A long-idle stretch of Grand Central Parkway in Forest Hills is finally getting a major makeover. Arrow Real Estate Advisors has lined up a $125 million construction loan for a new condominium at 70-28 Grand Central Parkway in Queens, clearing the way for a 13-story project with about 241 residences and a full slate of amenities. Sponsors and lenders say construction is expected to wrap in late 2027.

Deal details

The capital stack comes with Madison Realty Capital on the senior loan and Naftali Credit Partners on the mezzanine piece, according to Commercial Observer. Arrow’s in-house team, led by Morris Betesh and including Eli Serebrowski, Alex Bailkin and Matt O’Hanlon, arranged the $125 million package for a joint venture of RJ Capital and Top Rock, per New York Real Estate Journal. The financing closed on December 19, 2025, Commercial Observer reported.

Project size and timeline

The 13-story building is slated to hold 241 condos across roughly 252,000 to 255,000 square feet, according to developer materials and reporting by Multi-Housing News. RJ Capital lists an anticipated completion in the third quarter of 2027, and the new financing is expected to refinance existing debt and cover hard, soft and carry costs through delivery.
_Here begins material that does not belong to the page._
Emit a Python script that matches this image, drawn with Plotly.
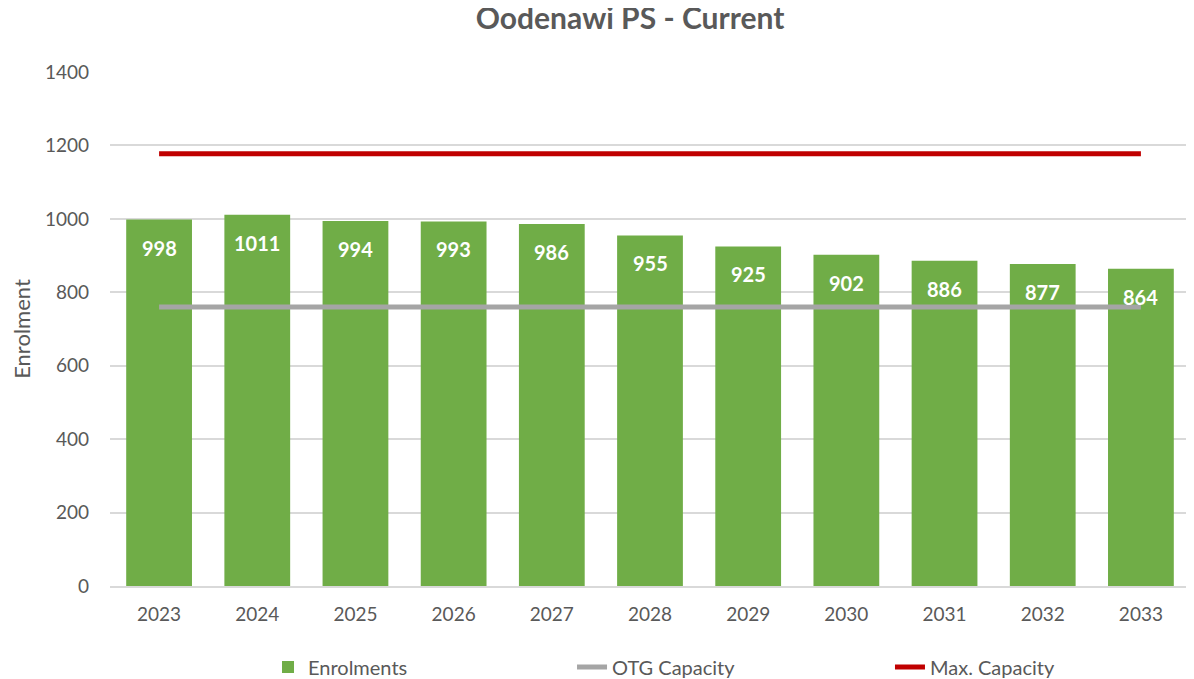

Renderings show a stepped profile with terraces and floor-to-ceiling windows designed to pull light deep into the floorplates.

Amenities and parking

Plans call for a pool terrace, a landscaped rooftop with private cabanas, a fitness center, resident lounge, game room, business center, children’s room, bike storage and a party room, according to New York Real Estate Journal. The project is also expected to include roughly 100 structured parking spaces built into the footprint of the building rather than surface parking, a detail YIMBY noted. Taken together, the condo and amenities package are set to make the tower one of the larger for-sale offerings in central Queens.

Site history

The development site covers about 32,000 square feet next to the former New Parkway Hospital. A joint venture of RJ Capital, Top Rock and SYU Properties paid $31.7 million for the parcels in 2021, according to The Real Deal. The hospital shut down years ago after regulators revoked its license, leaving a long-vacant property that became a magnet for stalled proposals and neighborhood debate. Developers say the condo plan will finally put the land back to work and bring institutional capital and for-sale housing to that stretch of the parkway.

Developer track record

RJ Capital has been busy in Queens in recent years. The firm delivered the 74-unit BLVD Condominium in Forest Hills in 2021 and the 170-unit Trylon Tower in Rego Park in 2025, according to Multi-Housing News and company records. Industry sources say that track record helped draw Madison Realty Capital and Naftali Credit Partners to the Forest Hills deal. For Top Rock, the project continues a run of borough-focused residential investments.

What it signals

Madison Realty Capital has framed the loan as a bet on continued demand for Queens condo product. The project "underscores our conviction in the strength of the Queens residential market," Josh Zegen said, according to YIMBY. Observers note that replacing earlier bridge debt with this package signals ongoing private-credit appetite for for-sale developments outside Manhattan as the city’s housing market continues to rebalance.

Next steps

Permits and final drawings are still being completed, but sponsors expect construction to move forward this year and are targeting a third-quarter 2027 delivery, according to RJ Capital’s project listing and reporting on the financing. For neighbors who have watched the former hospital parcel sit empty for years, the start of vertical construction would mark a clear shift toward new housing and a busier, more residential corridor along this slice of central Queens.